Write concise rules, not vague ones. Rules that don't demand further explanation. If you don't want folks selling to vendors or on exex, say "no use of a macro to directly sell anything while AFK." Don't say "no selling AFK" because your vendors and exex can sell for you while you're AFK or even offline. Crisp borders, not fuzzy ones. If you don't want folks making stuff AFK they can later sell, say "no crafting AFK." And if a few activities remain which you want to disallow but they don't fit in to obvious categories, state them explicitly.
Don't make players guess what the rules really mean!
-Wil
One of the problems with society today is with people who demand everything spelled out, so they they can then try to circumvent said rule by a technicality. We want some vagueness there so we have wiggle room where we feel it is necessary. For the vast majority of players a rule like 'if you can make money doing it afk, don't' is plenty sufficient. It's generally understood that using an in game feature such as a vendor isn't covered by this rule, unless someone is being extraordinarily nitpicky. If players have questions, they can always send a page and ask.
We can't cover every possible situation so vagueness is a viable solution. If you don't think you should be doing something, you probably shouldn't. If you think about the meaning behind the rule, and think well maybe this is what they mean, by all means send a page and ask if it's ok before assuming it is.
In your example, selling to vendors, crafting items, and chat advertising would probably all fall under that rule.

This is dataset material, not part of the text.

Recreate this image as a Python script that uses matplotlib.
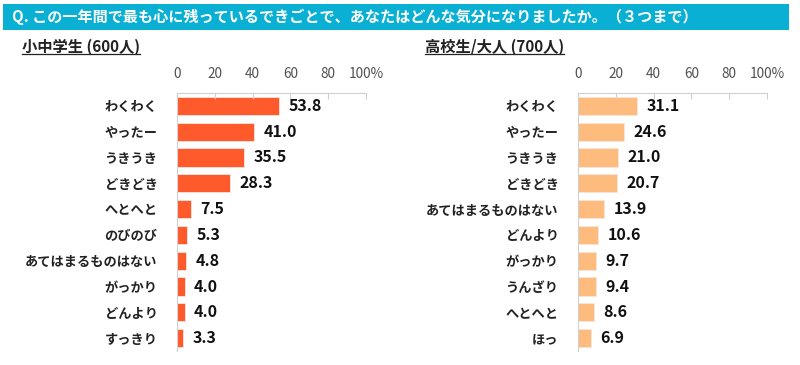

Skilling however would not, as we provide a training room up to 75 skill, and personal trainers up to 120 for *most* things. It would be vague on skilling alchemy or something, but you could always ask our stance on it. Personally, keg making/filling should be against the rules. I've brought it up many times, and hopefully with this post, it will finally see resolution.
Consise rules are easier to get around or otherwise exploit. If the rule was "You can't stand inside your house to kill monsters while afk", someone would have a script to move them around on the porch, or move around the house, or try to cast energy vortexes from the roof, or... whatever... "No killing monsters while afk", while a lot more vague covers ALL of these scenario's and more.
If we tried to cover every possible scenario, the codex would be 700+ pages long, and just overwhelming, and not very useful at all.
Again, if you have a specific question on something you want to do, and aren't sure if it is breaking a rule, SEND A HELP REQUEST AND ASK BEFORE DOING IT.
Worst case scenario, I have to ask +Nyx or +Veritas, who may have to in turn ask +Colibri. So a bit of a waiting game, which doesn't really harm anything.